Exercise aim
Quote exactly the lines spanning from the top of the data below to the line that contains "Chapel Hill Innovation", including both.

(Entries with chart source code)
+-------+

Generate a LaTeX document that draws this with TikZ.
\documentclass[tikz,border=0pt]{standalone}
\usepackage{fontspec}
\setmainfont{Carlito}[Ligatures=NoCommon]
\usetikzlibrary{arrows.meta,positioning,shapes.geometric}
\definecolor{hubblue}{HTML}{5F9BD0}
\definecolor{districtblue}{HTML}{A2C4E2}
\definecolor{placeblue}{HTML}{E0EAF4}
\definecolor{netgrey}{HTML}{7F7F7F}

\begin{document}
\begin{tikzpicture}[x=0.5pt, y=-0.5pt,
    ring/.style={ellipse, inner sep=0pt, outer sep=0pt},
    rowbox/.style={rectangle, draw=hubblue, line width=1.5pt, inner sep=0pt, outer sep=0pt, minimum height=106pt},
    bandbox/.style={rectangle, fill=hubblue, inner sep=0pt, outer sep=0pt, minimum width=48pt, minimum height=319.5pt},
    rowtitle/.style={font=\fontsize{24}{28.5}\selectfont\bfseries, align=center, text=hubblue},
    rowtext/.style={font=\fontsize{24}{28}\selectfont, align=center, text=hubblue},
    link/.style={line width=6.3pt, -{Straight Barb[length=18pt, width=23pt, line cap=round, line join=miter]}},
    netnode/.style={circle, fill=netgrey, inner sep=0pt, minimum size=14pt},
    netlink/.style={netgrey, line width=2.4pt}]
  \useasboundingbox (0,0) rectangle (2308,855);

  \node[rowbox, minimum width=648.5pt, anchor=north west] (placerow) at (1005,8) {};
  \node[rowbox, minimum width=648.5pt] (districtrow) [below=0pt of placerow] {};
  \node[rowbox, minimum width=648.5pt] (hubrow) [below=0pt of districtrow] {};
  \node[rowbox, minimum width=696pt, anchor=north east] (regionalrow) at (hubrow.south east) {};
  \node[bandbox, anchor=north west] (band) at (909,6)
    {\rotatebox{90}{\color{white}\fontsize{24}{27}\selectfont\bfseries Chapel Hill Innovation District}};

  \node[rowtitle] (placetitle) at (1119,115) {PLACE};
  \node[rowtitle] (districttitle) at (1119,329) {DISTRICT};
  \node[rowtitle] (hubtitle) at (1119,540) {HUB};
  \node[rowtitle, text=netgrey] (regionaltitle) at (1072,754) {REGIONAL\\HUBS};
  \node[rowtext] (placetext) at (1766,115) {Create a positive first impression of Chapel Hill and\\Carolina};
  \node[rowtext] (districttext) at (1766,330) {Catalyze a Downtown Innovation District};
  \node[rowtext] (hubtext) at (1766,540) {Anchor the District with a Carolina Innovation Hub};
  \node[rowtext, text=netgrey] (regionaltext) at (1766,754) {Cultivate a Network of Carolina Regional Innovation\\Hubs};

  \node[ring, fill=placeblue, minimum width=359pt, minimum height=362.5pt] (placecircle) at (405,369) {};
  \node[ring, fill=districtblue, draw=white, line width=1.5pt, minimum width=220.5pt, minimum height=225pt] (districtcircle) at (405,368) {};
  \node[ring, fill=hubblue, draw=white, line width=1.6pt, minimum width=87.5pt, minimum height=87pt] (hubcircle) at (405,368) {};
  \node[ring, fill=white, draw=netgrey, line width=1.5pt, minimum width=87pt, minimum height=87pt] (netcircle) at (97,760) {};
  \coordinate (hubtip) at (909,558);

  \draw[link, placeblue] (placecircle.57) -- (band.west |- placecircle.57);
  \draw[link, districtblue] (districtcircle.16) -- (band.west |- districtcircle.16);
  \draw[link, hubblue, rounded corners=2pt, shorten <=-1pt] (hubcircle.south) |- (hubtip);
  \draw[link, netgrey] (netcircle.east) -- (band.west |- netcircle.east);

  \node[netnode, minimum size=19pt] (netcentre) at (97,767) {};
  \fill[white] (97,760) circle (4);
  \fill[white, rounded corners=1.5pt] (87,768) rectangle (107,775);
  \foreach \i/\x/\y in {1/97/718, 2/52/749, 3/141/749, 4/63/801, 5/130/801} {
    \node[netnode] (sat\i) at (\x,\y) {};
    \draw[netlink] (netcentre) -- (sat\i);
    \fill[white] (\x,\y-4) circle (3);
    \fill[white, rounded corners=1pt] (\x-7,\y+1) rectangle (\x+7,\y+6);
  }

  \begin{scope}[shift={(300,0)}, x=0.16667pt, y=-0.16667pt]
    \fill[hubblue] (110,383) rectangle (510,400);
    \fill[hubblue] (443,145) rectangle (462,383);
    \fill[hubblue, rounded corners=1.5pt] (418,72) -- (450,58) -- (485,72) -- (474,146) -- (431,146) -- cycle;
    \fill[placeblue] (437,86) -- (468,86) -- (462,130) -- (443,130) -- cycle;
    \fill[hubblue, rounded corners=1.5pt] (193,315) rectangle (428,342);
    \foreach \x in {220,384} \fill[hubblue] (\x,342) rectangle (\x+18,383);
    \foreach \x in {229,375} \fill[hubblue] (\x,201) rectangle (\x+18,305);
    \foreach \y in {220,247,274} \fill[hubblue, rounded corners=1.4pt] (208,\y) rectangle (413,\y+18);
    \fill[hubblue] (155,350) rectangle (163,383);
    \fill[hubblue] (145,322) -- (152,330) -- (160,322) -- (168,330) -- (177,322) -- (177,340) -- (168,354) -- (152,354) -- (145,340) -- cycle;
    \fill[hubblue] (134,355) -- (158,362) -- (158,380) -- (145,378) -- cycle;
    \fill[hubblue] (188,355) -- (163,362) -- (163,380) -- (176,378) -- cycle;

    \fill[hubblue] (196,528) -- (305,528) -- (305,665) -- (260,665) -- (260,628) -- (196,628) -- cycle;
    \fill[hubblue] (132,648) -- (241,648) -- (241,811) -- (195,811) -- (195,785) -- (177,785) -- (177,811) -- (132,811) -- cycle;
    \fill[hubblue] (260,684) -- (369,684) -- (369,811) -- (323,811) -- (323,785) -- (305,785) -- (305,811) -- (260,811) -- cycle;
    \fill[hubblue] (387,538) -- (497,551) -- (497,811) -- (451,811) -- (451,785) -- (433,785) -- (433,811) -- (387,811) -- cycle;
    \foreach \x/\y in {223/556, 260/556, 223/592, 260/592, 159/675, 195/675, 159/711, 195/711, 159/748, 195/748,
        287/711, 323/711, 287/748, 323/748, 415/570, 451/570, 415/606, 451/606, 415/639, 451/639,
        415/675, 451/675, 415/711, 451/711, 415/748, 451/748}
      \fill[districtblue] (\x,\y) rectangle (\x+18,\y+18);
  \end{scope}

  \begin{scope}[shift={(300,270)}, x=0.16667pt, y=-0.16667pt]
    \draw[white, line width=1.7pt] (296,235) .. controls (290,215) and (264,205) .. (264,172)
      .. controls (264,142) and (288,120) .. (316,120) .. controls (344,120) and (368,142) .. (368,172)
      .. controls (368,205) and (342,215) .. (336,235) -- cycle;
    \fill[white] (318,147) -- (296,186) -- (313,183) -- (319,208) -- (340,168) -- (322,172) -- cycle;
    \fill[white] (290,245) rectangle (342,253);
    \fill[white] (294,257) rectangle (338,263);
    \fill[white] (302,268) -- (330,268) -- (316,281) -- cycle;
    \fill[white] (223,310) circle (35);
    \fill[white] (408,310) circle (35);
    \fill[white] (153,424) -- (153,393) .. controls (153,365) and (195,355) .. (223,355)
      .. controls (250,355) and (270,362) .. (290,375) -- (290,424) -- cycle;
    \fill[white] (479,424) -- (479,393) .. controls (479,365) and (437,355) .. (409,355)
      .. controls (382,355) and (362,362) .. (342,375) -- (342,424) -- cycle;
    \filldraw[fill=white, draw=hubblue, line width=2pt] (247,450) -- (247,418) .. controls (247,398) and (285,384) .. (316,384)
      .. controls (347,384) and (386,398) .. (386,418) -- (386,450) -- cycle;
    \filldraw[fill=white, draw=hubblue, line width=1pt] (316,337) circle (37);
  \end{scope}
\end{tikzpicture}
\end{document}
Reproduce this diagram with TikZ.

+-------+

Task response
Generate a LaTeX document that draws this with TikZ.
\documentclass[tikz,border=0pt]{standalone}
\usepackage{fontspec}
\setmainfont{Carlito}[Ligatures=NoCommon]
\usetikzlibrary{arrows.meta,positioning,shapes.geometric}
\definecolor{hubblue}{HTML}{5F9BD0}
\definecolor{districtblue}{HTML}{A2C4E2}
\definecolor{placeblue}{HTML}{E0EAF4}
\definecolor{netgrey}{HTML}{7F7F7F}

\begin{document}
\begin{tikzpicture}[x=0.5pt, y=-0.5pt,
    ring/.style={ellipse, inner sep=0pt, outer sep=0pt},
    rowbox/.style={rectangle, draw=hubblue, line width=1.5pt, inner sep=0pt, outer sep=0pt, minimum height=106pt},
    bandbox/.style={rectangle, fill=hubblue, inner sep=0pt, outer sep=0pt, minimum width=48pt, minimum height=319.5pt},
    rowtitle/.style={font=\fontsize{24}{28.5}\selectfont\bfseries, align=center, text=hubblue},
    rowtext/.style={font=\fontsize{24}{28}\selectfont, align=center, text=hubblue},
    link/.style={line width=6.3pt, -{Straight Barb[length=18pt, width=23pt, line cap=round, line join=miter]}},
    netnode/.style={circle, fill=netgrey, inner sep=0pt, minimum size=14pt},
    netlink/.style={netgrey, line width=2.4pt}]
  \useasboundingbox (0,0) rectangle (2308,855);

  \node[rowbox, minimum width=648.5pt, anchor=north west] (placerow) at (1005,8) {};
  \node[rowbox, minimum width=648.5pt] (districtrow) [below=0pt of placerow] {};
  \node[rowbox, minimum width=648.5pt] (hubrow) [below=0pt of districtrow] {};
  \node[rowbox, minimum width=696pt, anchor=north east] (regionalrow) at (hubrow.south east) {};
  \node[bandbox, anchor=north west] (band) at (909,6)
    {\rotatebox{90}{\color{white}\fontsize{24}{27}\selectfont\bfseries Chapel Hill Innovation District}};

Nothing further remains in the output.